Educating Inmates: They Are Still Human Too
March 7, 2014
Planning and Evaluation
We live in a modern society that still hold traditional morals and beliefs. Prisoners are seen as inhumane animals who bring nothing but misery and cruelty to the world. An education is one of the most important things one may ever receive in their lives. One can no longer gain any type of employment without a high school education and even college hours, so why would society care to hold anyone back from getting an education? Prisoners are having a hard time receiving education in the prison system today. No one seems to care or support prisoners in the challenging process it takes to change their lives. County jails do not offer education programs, and in prison facilities there are many limitations and restrictions that make receiving the sub-par education that they offer a challenge to receive. An evaluation needs to take place to determine the crux of education limitations are in prison. There are many people who have been to prison or who have family and friends who have been to prison and have some sense of understanding as to the challenges inmates face. Who is standing up and being the voice for inmates who rarely are heard, and who is pushing the envelope against society and stressing the importance of education. Inmates who will be released one day must have a backup plan other than a life of crime, so their needs to be a system or program in place to reform inmates before their release.
In researching about education everything found seems to enhance the knowledge on education in prison. It has become astoundingly clear that society does not promote a positive change for people who are incarcerated. Society has an outdated view of people incarcerated and do not seem interested in changing it. No one plans life with the idea in mind that prison will be a part of it. With family and friends who have been incarcerated, I will be the first one to say that not all imprisoned people are innocent, but mistakes do happen. Society feels that bringing education into the correctional system is a waste of time and effort. Many students feel that inmates should not be offered for free what they have to pay for, but what most people do not realize is that not only do the inmates pay for education just like most, but they are also receiving a below average education. Although education has been in the prison system for over a century, society deters from education socially, politically, and economically (Palmer, 2012). In the long run however, it creates more setbacks for an inmate upon release seeing as though many jobs require post-secondary education. The decision to evaluate education in the prison system is to get a better understanding as to why there is not a nationwide push on inmates bettering themselves and staff support to follow as well. There are several barriers that prevent inmates from successfully completing programs while incarcerated. Some factors are due to environmental circumstances and other factors are due to personal circumstances. Conflicts between officers and inmates as well as transfers can lead to inmate’s incompletion of their education program. Also inmates who are released have no after plan set up between them, the prison system, and other sources to assist with the completion of an education started while incarcerated. There is no assistance for released inmates that encourages them to continue pursuing education. Psychological disorders and the stress of school itself may lead to an inmate dropping out or incompletion of the program. When inmates become depressed or discouraged they give up and education falls to the bottom of their list of priorities. Mental disorders that inmates receive medication for, may affect their ability to learn and the stress of how to cope and manage may cause an inmate to quit...

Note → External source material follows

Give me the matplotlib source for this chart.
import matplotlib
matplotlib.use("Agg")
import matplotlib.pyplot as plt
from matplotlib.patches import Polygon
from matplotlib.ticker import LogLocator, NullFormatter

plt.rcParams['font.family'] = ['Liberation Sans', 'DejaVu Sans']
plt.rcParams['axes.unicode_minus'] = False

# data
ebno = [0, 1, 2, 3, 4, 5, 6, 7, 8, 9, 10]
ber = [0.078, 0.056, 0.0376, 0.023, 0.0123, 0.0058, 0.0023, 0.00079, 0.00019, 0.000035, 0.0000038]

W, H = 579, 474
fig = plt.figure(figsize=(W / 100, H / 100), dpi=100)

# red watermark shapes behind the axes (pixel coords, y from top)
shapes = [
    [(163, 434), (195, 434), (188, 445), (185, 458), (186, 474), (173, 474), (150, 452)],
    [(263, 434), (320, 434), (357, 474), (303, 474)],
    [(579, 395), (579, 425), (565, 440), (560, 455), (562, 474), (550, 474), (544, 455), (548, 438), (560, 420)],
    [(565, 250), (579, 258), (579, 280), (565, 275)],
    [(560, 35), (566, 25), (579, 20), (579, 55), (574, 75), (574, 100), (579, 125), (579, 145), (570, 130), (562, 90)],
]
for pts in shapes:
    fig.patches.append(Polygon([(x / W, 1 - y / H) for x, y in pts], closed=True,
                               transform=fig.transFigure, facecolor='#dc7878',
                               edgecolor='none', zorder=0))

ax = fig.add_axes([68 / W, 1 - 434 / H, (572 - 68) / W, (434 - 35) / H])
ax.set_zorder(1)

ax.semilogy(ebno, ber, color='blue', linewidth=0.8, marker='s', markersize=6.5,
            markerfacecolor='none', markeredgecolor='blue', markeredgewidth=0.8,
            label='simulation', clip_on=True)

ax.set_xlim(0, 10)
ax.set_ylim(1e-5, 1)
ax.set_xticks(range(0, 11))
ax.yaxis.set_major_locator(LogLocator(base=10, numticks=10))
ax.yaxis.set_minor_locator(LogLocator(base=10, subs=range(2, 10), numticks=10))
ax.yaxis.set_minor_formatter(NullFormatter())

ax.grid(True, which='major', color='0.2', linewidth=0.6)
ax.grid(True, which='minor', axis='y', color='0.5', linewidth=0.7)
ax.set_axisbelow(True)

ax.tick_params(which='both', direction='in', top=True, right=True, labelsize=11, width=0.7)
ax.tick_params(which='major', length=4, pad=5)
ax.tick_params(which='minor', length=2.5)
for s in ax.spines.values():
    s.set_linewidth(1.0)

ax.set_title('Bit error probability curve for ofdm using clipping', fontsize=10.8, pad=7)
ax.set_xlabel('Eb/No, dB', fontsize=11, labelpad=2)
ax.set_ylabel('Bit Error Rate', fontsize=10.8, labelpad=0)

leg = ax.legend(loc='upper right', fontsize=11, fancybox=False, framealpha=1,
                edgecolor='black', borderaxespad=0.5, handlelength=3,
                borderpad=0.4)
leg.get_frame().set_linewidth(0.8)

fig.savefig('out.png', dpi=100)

References: Lahm, K. F. (2009). Educational Participation and Inmate Misconduct. Journal Of Offender Rehabilitation, 48(1), 37.
Lockard, J., & Rankins-Robertson, S. (2011). The Right to Education, Prison-University Partnerships, and Online Writing Pedagogy in the US. Critical Survey, 23(3), 23-39.
Palmer, S. M. (2012). Postsecondary Correctional Education. Adult Learning, 23(4), 163-169.
Rafay, A. (2012). An "Impossible Profession"? The Radical University in Prison. Radical Teacher, (95), 10-21.
Sedgley, N. H., Scott, C. E., Williams, N. A., & Derrick, F. W. (2010). Prison 's Dilemma: Do Education and Jobs Programmes Affect Recidivism?. Economica, 77(307), 497-517.